** SUPPLIED INFORMATION **
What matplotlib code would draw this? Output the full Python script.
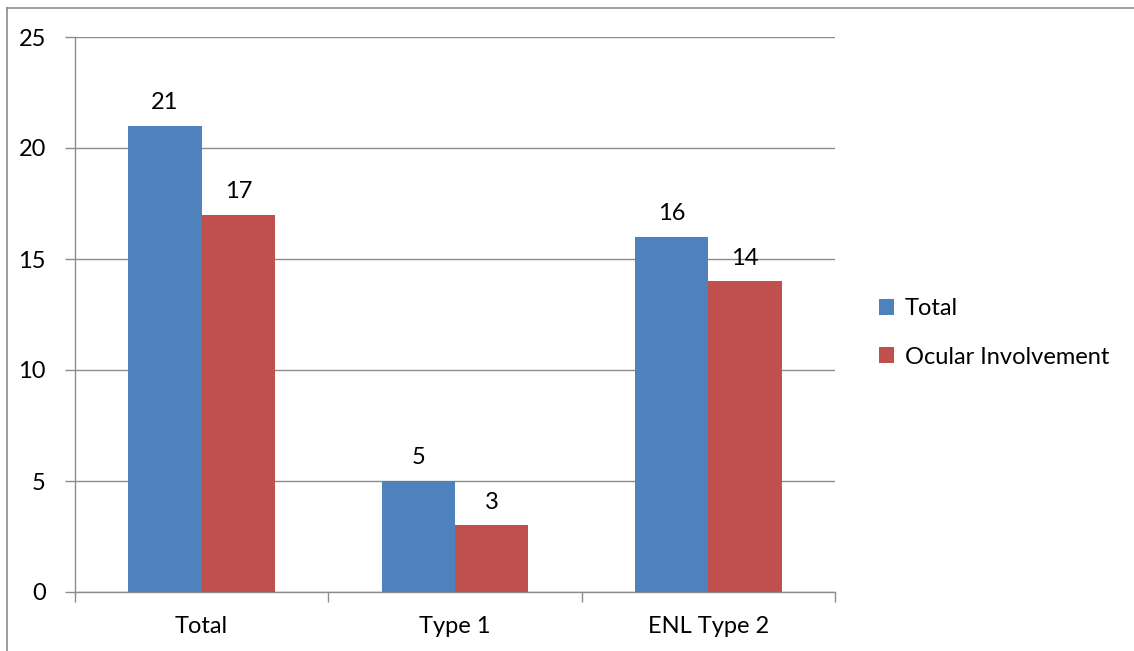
import matplotlib.pyplot as plt
import numpy as np
from matplotlib.lines import Line2D
from matplotlib.patches import Patch

categories = ["Total", "Type 1", "ENL Type 2"]
total_vals = [21, 5, 16]
ocular_vals = [17, 3, 14]
series_names = ["Total", "Ocular Involvement"]
yticks = [0, 5, 10, 15, 20, 25]

BLUE = "#4F81BD"
RED = "#C0504D"
GRID = "#8C8C8C"
FS = 17

plt.rcParams['font.family'] = ['Lato', 'DejaVu Sans']

fig = plt.figure(figsize=(11.34, 6.51), dpi=100)
ax = fig.add_axes([75 / 1134, 59 / 651, 760 / 1134, 555 / 651])

x = np.arange(len(categories))
w = 0.29
ax.bar(x - w / 2, total_vals, width=w, color=BLUE, zorder=3)
ax.bar(x + w / 2, ocular_vals, width=w, color=RED, zorder=3)

for xi, v in zip(x - w / 2, total_vals):
    ax.annotate(str(v), (xi, v), xytext=(0, 9), textcoords="offset points",
                ha="center", va="bottom", fontsize=FS)
for xi, v in zip(x + w / 2, ocular_vals):
    ax.annotate(str(v), (xi, v), xytext=(0, 9), textcoords="offset points",
                ha="center", va="bottom", fontsize=FS)

ax.set_xlim(-0.5, len(categories) - 0.5)
ax.set_ylim(0, 25)
ax.set_yticks(yticks)
ax.set_yticklabels([str(t) for t in yticks], fontsize=FS)
ax.yaxis.grid(True, color=GRID, linewidth=1.0, zorder=0)
ax.tick_params(axis="y", length=7, width=1, color=GRID, pad=14)

# category labels centred, tick marks on category boundaries
ax.set_xticks(x)
ax.set_xticklabels(categories, fontsize=FS)
ax.tick_params(axis="x", length=0, pad=17)
ax.set_xticks(np.arange(len(categories) + 1) - 0.5, minor=True)
ax.tick_params(axis="x", which="minor", length=7, width=1, color=GRID)

for s in ["top", "right"]:
    ax.spines[s].set_visible(False)
for s in ["left", "bottom"]:
    ax.spines[s].set_color(GRID)
    ax.spines[s].set_linewidth(1.0)

handles = [Patch(facecolor=BLUE, label=series_names[0]),
           Patch(facecolor=RED, label=series_names[1])]
fig.legend(handles=handles, loc="center left", bbox_to_anchor=(867 / 1134, 1 - 333 / 651),
           frameon=False, fontsize=FS, handlelength=0.65, handleheight=0.65,
           handletextpad=0.45, labelspacing=1.15, borderpad=0)

# outer frame (left and top edges)
fig.add_artist(Line2D([7 / 1134, 7 / 1134], [0, 1 - 8 / 651], transform=fig.transFigure,
                      color=GRID, linewidth=1.2))
fig.add_artist(Line2D([7 / 1134, 1], [1 - 8 / 651, 1 - 8 / 651], transform=fig.transFigure,
                      color=GRID, linewidth=1.2))

fig.savefig("out.png", dpi=100, facecolor="white")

** TASK TO COMPLETE **
Copy out the lines in which the string "matplotlib" appears.

** IN RESPONSE **
What matplotlib code would draw this? Output the full Python script.
import matplotlib.pyplot as plt
from matplotlib.lines import Line2D
from matplotlib.patches import Patch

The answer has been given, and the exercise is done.